** start of Material supplied **
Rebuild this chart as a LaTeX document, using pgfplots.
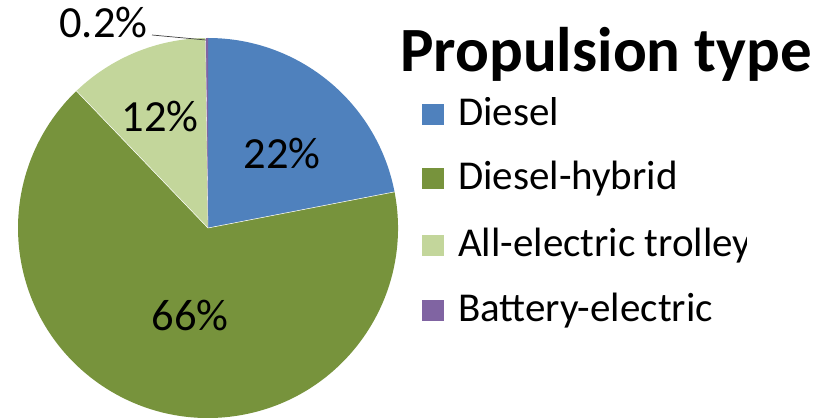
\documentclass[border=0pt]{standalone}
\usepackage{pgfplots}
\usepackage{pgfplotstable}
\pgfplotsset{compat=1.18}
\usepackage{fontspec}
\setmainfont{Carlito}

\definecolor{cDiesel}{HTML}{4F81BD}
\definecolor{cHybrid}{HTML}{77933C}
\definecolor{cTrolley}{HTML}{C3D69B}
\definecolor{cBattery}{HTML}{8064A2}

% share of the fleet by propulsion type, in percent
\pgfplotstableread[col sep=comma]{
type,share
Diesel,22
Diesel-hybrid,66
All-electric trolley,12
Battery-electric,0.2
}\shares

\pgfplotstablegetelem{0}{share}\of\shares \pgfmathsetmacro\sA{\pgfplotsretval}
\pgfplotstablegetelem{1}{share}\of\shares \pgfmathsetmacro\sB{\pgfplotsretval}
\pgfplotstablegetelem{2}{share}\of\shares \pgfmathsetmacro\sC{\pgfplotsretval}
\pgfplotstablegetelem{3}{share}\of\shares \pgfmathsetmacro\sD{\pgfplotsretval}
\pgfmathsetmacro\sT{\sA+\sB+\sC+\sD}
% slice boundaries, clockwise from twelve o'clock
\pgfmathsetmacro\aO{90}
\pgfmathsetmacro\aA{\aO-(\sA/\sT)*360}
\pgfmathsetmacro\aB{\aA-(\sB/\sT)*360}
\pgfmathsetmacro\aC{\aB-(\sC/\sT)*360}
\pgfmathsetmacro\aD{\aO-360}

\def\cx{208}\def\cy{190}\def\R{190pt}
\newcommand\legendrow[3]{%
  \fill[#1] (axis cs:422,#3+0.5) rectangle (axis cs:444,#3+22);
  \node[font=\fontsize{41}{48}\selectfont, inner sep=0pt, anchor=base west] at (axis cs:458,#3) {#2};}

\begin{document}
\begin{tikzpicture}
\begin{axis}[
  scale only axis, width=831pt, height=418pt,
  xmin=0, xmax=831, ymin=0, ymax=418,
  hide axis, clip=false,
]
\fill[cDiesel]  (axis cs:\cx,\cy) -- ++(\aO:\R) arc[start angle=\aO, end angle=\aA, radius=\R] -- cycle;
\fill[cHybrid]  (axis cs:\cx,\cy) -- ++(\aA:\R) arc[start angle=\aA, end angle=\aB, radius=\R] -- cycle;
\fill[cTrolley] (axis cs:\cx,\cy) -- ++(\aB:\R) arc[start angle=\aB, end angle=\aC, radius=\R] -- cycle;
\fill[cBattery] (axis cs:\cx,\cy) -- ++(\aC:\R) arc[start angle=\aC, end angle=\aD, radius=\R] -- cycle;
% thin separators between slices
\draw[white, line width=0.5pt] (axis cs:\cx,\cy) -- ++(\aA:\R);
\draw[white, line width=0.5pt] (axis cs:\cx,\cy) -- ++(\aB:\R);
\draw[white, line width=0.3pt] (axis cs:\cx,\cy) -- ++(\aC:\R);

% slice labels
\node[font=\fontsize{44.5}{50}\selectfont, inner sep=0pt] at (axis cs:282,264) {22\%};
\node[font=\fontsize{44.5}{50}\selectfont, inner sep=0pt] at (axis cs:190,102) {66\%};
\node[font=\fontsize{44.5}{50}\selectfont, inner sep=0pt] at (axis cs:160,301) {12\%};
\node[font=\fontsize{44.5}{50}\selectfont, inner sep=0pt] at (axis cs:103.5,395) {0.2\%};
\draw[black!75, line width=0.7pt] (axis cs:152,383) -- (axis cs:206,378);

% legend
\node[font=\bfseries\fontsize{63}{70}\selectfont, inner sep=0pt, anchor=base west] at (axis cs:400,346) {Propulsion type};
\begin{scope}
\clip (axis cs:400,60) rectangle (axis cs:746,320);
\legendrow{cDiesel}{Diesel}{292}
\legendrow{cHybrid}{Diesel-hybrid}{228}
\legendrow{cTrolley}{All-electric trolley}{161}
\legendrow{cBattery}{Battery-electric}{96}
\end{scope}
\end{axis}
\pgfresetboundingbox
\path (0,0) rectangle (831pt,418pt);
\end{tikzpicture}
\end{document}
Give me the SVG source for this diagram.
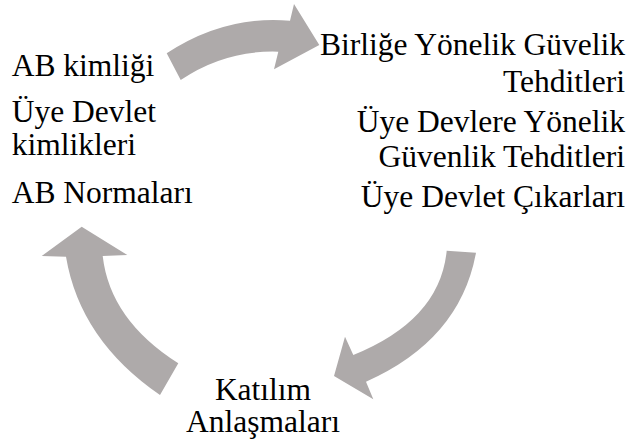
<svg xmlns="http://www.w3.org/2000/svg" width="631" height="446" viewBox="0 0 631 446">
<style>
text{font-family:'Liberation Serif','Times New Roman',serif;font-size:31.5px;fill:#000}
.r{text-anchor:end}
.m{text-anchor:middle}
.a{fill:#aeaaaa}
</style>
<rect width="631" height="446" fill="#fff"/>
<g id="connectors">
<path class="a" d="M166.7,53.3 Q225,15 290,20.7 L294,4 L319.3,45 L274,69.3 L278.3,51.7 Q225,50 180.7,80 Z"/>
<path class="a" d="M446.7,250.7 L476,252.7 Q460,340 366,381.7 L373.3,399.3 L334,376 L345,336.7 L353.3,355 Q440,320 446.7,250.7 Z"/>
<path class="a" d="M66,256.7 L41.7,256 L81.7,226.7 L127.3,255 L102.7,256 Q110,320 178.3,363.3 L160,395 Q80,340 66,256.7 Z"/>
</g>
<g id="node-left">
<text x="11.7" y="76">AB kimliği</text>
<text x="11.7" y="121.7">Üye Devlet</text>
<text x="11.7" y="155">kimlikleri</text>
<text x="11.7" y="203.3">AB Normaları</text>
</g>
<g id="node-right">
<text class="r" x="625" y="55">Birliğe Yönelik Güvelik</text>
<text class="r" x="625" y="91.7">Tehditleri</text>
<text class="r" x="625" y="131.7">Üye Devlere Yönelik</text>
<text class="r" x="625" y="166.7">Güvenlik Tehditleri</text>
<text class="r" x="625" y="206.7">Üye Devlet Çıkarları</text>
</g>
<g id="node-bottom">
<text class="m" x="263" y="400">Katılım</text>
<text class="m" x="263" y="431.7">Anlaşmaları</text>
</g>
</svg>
** end of Material supplied **
Print out the material word for word, omitting the pictures.

### Exercise output
Rebuild this chart as a LaTeX document, using pgfplots.
\documentclass[border=0pt]{standalone}
\usepackage{pgfplots}
\usepackage{pgfplotstable}
\pgfplotsset{compat=1.18}
\usepackage{fontspec}
\setmainfont{Carlito}

\definecolor{cDiesel}{HTML}{4F81BD}
\definecolor{cHybrid}{HTML}{77933C}
\definecolor{cTrolley}{HTML}{C3D69B}
\definecolor{cBattery}{HTML}{8064A2}

% share of the fleet by propulsion type, in percent
\pgfplotstableread[col sep=comma]{
type,share
Diesel,22
Diesel-hybrid,66
All-electric trolley,12
Battery-electric,0.2
}\shares

\pgfplotstablegetelem{0}{share}\of\shares \pgfmathsetmacro\sA{\pgfplotsretval}
\pgfplotstablegetelem{1}{share}\of\shares \pgfmathsetmacro\sB{\pgfplotsretval}
\pgfplotstablegetelem{2}{share}\of\shares \pgfmathsetmacro\sC{\pgfplotsretval}
\pgfplotstablegetelem{3}{share}\of\shares \pgfmathsetmacro\sD{\pgfplotsretval}
\pgfmathsetmacro\sT{\sA+\sB+\sC+\sD}
% slice boundaries, clockwise from twelve o'clock
\pgfmathsetmacro\aO{90}
\pgfmathsetmacro\aA{\aO-(\sA/\sT)*360}
\pgfmathsetmacro\aB{\aA-(\sB/\sT)*360}
\pgfmathsetmacro\aC{\aB-(\sC/\sT)*360}
\pgfmathsetmacro\aD{\aO-360}

\def\cx{208}\def\cy{190}\def\R{190pt}
\newcommand\legendrow[3]{%
  \fill[#1] (axis cs:422,#3+0.5) rectangle (axis cs:444,#3+22);
  \node[font=\fontsize{41}{48}\selectfont, inner sep=0pt, anchor=base west] at (axis cs:458,#3) {#2};}

\begin{document}
\begin{tikzpicture}
\begin{axis}[
  scale only axis, width=831pt, height=418pt,
  xmin=0, xmax=831, ymin=0, ymax=418,
  hide axis, clip=false,
]
\fill[cDiesel]  (axis cs:\cx,\cy) -- ++(\aO:\R) arc[start angle=\aO, end angle=\aA, radius=\R] -- cycle;
\fill[cHybrid]  (axis cs:\cx,\cy) -- ++(\aA:\R) arc[start angle=\aA, end angle=\aB, radius=\R] -- cycle;
\fill[cTrolley] (axis cs:\cx,\cy) -- ++(\aB:\R) arc[start angle=\aB, end angle=\aC, radius=\R] -- cycle;
\fill[cBattery] (axis cs:\cx,\cy) -- ++(\aC:\R) arc[start angle=\aC, end angle=\aD, radius=\R] -- cycle;
% thin separators between slices
\draw[white, line width=0.5pt] (axis cs:\cx,\cy) -- ++(\aA:\R);
\draw[white, line width=0.5pt] (axis cs:\cx,\cy) -- ++(\aB:\R);
\draw[white, line width=0.3pt] (axis cs:\cx,\cy) -- ++(\aC:\R);

% slice labels
\node[font=\fontsize{44.5}{50}\selectfont, inner sep=0pt] at (axis cs:282,264) {22\%};
\node[font=\fontsize{44.5}{50}\selectfont, inner sep=0pt] at (axis cs:190,102) {66\%};
\node[font=\fontsize{44.5}{50}\selectfont, inner sep=0pt] at (axis cs:160,301) {12\%};
\node[font=\fontsize{44.5}{50}\selectfont, inner sep=0pt] at (axis cs:103.5,395) {0.2\%};
\draw[black!75, line width=0.7pt] (axis cs:152,383) -- (axis cs:206,378);

% legend
\node[font=\bfseries\fontsize{63}{70}\selectfont, inner sep=0pt, anchor=base west] at (axis cs:400,346) {Propulsion type};
\begin{scope}
\clip (axis cs:400,60) rectangle (axis cs:746,320);
\legendrow{cDiesel}{Diesel}{292}
\legendrow{cHybrid}{Diesel-hybrid}{228}
\legendrow{cTrolley}{All-electric trolley}{161}
\legendrow{cBattery}{Battery-electric}{96}
\end{scope}
\end{axis}
\pgfresetboundingbox
\path (0,0) rectangle (831pt,418pt);
\end{tikzpicture}
\end{document}
Give me the SVG source for this diagram.
<svg xmlns="http://www.w3.org/2000/svg" width="631" height="446" viewBox="0 0 631 446">
<style>
text{font-family:'Liberation Serif','Times New Roman',serif;font-size:31.5px;fill:#000}
.r{text-anchor:end}
.m{text-anchor:middle}
.a{fill:#aeaaaa}
</style>
<rect width="631" height="446" fill="#fff"/>
<g id="connectors">
<path class="a" d="M166.7,53.3 Q225,15 290,20.7 L294,4 L319.3,45 L274,69.3 L278.3,51.7 Q225,50 180.7,80 Z"/>
<path class="a" d="M446.7,250.7 L476,252.7 Q460,340 366,381.7 L373.3,399.3 L334,376 L345,336.7 L353.3,355 Q440,320 446.7,250.7 Z"/>
<path class="a" d="M66,256.7 L41.7,256 L81.7,226.7 L127.3,255 L102.7,256 Q110,320 178.3,363.3 L160,395 Q80,340 66,256.7 Z"/>
</g>
<g id="node-left">
<text x="11.7" y="76">AB kimliği</text>
<text x="11.7" y="121.7">Üye Devlet</text>
<text x="11.7" y="155">kimlikleri</text>
<text x="11.7" y="203.3">AB Normaları</text>
</g>
<g id="node-right">
<text class="r" x="625" y="55">Birliğe Yönelik Güvelik</text>
<text class="r" x="625" y="91.7">Tehditleri</text>
<text class="r" x="625" y="131.7">Üye Devlere Yönelik</text>
<text class="r" x="625" y="166.7">Güvenlik Tehditleri</text>
<text class="r" x="625" y="206.7">Üye Devlet Çıkarları</text>
</g>
<g id="node-bottom">
<text class="m" x="263" y="400">Katılım</text>
<text class="m" x="263" y="431.7">Anlaşmaları</text>
</g>
</svg>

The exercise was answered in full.